What is the Thrombinoscope?
The Thrombinoscope is an automated laboratory robot designed to perform thrombin generation analysis, a sophisticated assay used to measure the coagulation capacity of blood plasma. The system automates the Calibrated Automated Thrombogram (CAT) assay, which provides clinicians with a comprehensive picture of a patient’s haemostatic balance, useful in managing bleeding disorders, thrombosis risk, and anticoagulation therapy.
The system was developed at Tegema (now Etteplan) as a high-precision medical device project for the haemostasis diagnostics market, and was later commercialised and brought to market as a diagnostic platform for clinical laboratories.
The CAT assay
The Calibrated Automated Thrombogram measures how much thrombin is generated in a plasma sample over time, producing a characteristic thrombin generation curve (TGC). Unlike traditional clotting tests, CAT captures the full dynamics of the coagulation process, including peak thrombin, lag time, and endogenous thrombin potential, giving clinicians much richer diagnostic information.

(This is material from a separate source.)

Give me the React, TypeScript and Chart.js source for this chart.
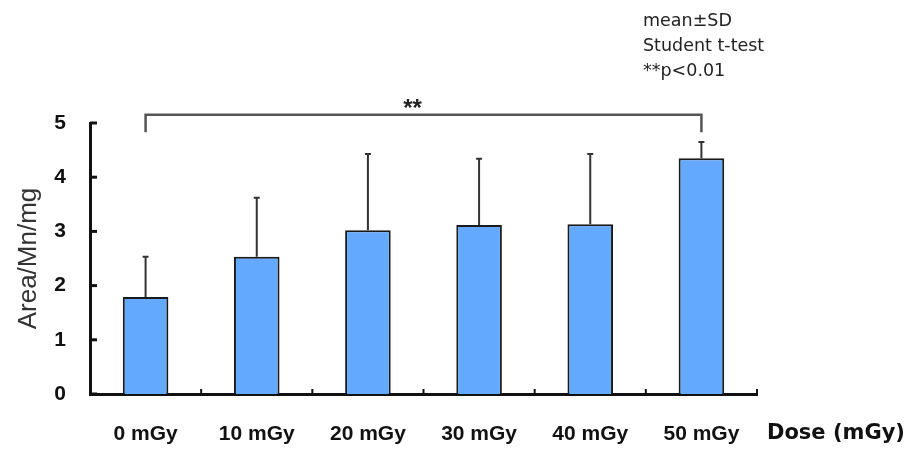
import React, { useEffect, useRef } from "react";
import { Chart, registerables } from "chart.js";

Chart.register(...registerables);

const categories = ["0 mGy", "10 mGy", "20 mGy", "30 mGy", "40 mGy", "50 mGy"];
const means = [1.79, 2.53, 3.02, 3.12, 3.13, 4.35];
const sds = [0.74, 1.09, 1.41, 1.22, 1.30, 0.30];
const yTicks = [0, 1, 2, 3, 4, 5];
const bracketFrom = 0;
const bracketTo = 5;
const bracketLevel = 5.15;
const bracketEnd = 4.83;
const sigLabel = "**";
const notes = ["mean±SD", "Student t-test", "**p<0.01"];
const xTitle = "Dose (mGy)";
const yTitle = "Area/Mn/mg";

const overlay = {
  id: "overlay",
  afterDatasetsDraw(chart: any) {
    const { ctx, scales, chartArea } = chart;
    const x = scales.x;
    const y = scales.y;
    ctx.save();
    // error bars
    ctx.strokeStyle = "#333";
    ctx.lineWidth = 2;
    means.forEach((m, i) => {
      const px = x.getPixelForValue(i);
      const top = y.getPixelForValue(m + sds[i]);
      const base = y.getPixelForValue(m);
      ctx.beginPath();
      ctx.moveTo(px, base);
      ctx.lineTo(px, top);
      ctx.moveTo(px - 3, top);
      ctx.lineTo(px + 3, top);
      ctx.stroke();
    });
    // y ticks inside
    ctx.strokeStyle = "#111";
    ctx.lineWidth = 3;
    yTicks.forEach((t) => {
      const py = y.getPixelForValue(t);
      ctx.beginPath();
      ctx.moveTo(chartArea.left, py);
      ctx.lineTo(chartArea.left + 7, py);
      ctx.stroke();
    });
    // x ticks at category boundaries
    ctx.lineWidth = 2;
    for (let i = 1; i <= categories.length; i++) {
      const px = (x.getPixelForValue(i - 1) + x.getPixelForValue(Math.min(i, categories.length - 1))) / 2;
      const bx = i === categories.length ? chartArea.right : px;
      ctx.beginPath();
      ctx.moveTo(bx, chartArea.bottom);
      ctx.lineTo(bx, chartArea.bottom - 5);
      ctx.stroke();
    }
    // bracket
    const x0 = x.getPixelForValue(bracketFrom);
    const x1 = x.getPixelForValue(bracketTo);
    const yl = y.getPixelForValue(bracketLevel);
    const ye = y.getPixelForValue(bracketEnd);
    ctx.strokeStyle = "#555";
    ctx.lineWidth = 2.5;
    ctx.beginPath();
    ctx.moveTo(x0, ye);
    ctx.lineTo(x0, yl);
    ctx.lineTo(x1, yl);
    ctx.lineTo(x1, ye);
    ctx.stroke();
    ctx.fillStyle = "#222";
    ctx.font = "bold 24px 'Liberation Sans', Arial, sans-serif";
    ctx.textAlign = "center";
    ctx.textBaseline = "middle";
    ctx.fillText(sigLabel, (x0 + x1) / 2 - 11, yl - 5);
    // notes
    ctx.font = "17.5px 'DejaVu Sans', sans-serif";
    ctx.textAlign = "left";
    ctx.textBaseline = "middle";
    notes.forEach((n, i) => ctx.fillText(n, 643, 21 + i * 25));
    // x title
    ctx.font = "bold 21px 'DejaVu Sans', sans-serif";
    ctx.fillStyle = "#111";
    ctx.fillText(xTitle, 767, 434);
    ctx.restore();
  },
};

export default function App() {
  const ref = useRef<HTMLCanvasElement | null>(null);
  useEffect(() => {
    const chart = new Chart(ref.current as HTMLCanvasElement, {
      type: "bar",
      data: {
        labels: categories,
        datasets: [
          {
            data: means,
            backgroundColor: "#63A9FD",
            borderColor: "#1a1a1a",
            borderWidth: 2,
            borderSkipped: "bottom",
            barPercentage: 0.41,
            categoryPercentage: 1,
          },
        ],
      },
      options: {
        responsive: false,
        animation: false,
        layout: { padding: { top: 123, right: 151, left: 0, bottom: 0 } },
        plugins: { legend: { display: false }, tooltip: { enabled: false } },
        scales: {
          x: {
            grid: { display: false, drawTicks: false },
            border: { display: true, color: "#111", width: 3 },
            ticks: {
              padding: 28,
              color: "#111",
              font: { family: "'Liberation Sans', Arial, sans-serif", size: 21, weight: "bold" },
            },
            afterFit: (s: any) => {
              s.height = 56;
            },
          },
          y: {
            min: 0,
            max: 5,
            grid: { display: false, drawTicks: false },
            border: { display: true, color: "#111", width: 3 },
            ticks: {
              stepSize: 1,
              padding: 24,
              color: "#111",
              font: { family: "'Liberation Sans', Arial, sans-serif", size: 21, weight: "bold" },
            },
            title: {
              display: true,
              text: yTitle,
              color: "#333",
              padding: { top: 13, bottom: 0 },
              font: { family: "'Liberation Sans', Arial, sans-serif", size: 26 },
            },
            afterFit: (s: any) => {
              s.width = 90;
            },
          },
        },
      },
      plugins: [overlay],
    });
    return () => chart.destroy();
  }, []);
  return (
    <div style={{ position: "fixed", left: 0, top: 0, width: 908, height: 450, background: "#fff" }}>
      <canvas ref={ref} width={908} height={450} />
    </div>
  );
}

Automating this assay removes the variability and manual effort of manual pipetting, incubation timing, and fluorescence measurement, while enabling high-throughput processing in a clinical lab setting.
Technology
The Thrombinoscope is a precision laboratory instrument combining:
- Motorised pipetting and plate handling automating the full CAT workflow with microliter-level accuracy
- C/C++ firmware on a real-time embedded platform managing motor control, timing, and assay sequencing
- An integrated optical measurement system tracking fluorescent substrate cleavage, the proxy for thrombin activity, over time
- Custom PCB design for motor drivers, sensor interfaces, and communication between subsystems
- Developed under ISO 13485 as a certified in-vitro diagnostic device
My role
I worked on this project as an electronic engineer at Tegema, contributing to the design and development of the embedded control software and electronics. This included writing the real-time control firmware, designing and testing PCBs, and supporting system validation for CE-marking as an IVD medical device.